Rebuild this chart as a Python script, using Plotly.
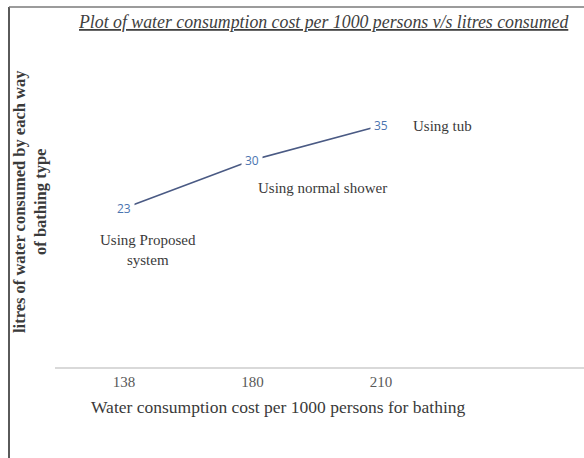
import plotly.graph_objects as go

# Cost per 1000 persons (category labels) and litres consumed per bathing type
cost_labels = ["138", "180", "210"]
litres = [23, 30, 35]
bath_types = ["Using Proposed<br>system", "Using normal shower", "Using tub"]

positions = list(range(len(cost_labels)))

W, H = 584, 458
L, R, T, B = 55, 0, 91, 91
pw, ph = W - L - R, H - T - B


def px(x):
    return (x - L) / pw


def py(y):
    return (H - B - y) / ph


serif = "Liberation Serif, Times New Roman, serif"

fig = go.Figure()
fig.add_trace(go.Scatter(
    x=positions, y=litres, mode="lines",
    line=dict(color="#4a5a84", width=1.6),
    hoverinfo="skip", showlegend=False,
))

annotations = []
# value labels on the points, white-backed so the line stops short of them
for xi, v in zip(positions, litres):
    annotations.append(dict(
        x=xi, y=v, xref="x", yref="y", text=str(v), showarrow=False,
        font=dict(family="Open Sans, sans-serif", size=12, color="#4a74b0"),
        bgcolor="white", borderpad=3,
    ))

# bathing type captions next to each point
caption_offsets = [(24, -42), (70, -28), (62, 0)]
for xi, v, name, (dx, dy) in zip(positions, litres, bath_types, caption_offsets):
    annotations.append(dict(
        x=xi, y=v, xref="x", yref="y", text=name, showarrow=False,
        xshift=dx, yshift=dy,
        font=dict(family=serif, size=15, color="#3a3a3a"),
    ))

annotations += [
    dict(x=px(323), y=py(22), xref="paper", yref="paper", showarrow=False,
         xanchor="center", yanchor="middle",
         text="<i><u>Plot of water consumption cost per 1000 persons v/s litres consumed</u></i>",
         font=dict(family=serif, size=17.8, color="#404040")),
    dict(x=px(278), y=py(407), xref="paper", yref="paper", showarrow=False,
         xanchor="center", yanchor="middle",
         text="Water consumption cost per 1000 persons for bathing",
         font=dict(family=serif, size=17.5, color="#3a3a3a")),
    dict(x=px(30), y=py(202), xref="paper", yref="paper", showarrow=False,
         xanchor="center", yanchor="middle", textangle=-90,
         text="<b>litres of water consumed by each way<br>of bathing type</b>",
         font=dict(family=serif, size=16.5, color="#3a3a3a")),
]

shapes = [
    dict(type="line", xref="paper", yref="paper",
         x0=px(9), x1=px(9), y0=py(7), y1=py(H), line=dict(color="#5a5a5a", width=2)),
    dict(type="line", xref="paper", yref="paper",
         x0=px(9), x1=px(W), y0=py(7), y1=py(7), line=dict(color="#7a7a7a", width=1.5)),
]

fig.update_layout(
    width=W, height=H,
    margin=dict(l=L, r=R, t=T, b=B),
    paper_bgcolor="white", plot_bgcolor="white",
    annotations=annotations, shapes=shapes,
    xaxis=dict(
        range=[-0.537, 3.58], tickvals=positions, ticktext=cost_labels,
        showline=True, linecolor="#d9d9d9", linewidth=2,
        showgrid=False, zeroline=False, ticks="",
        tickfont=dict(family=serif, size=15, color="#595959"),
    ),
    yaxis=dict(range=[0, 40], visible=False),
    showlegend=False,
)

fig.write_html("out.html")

◇ ◇ ◇ ◇

Job: Repeat the lines above, starting at the first and stopping after the line that holds "import plotly.graph_objects as go", with the pictures left out.

Reply:
Rebuild this chart as a Python script, using Plotly.
import plotly.graph_objects as go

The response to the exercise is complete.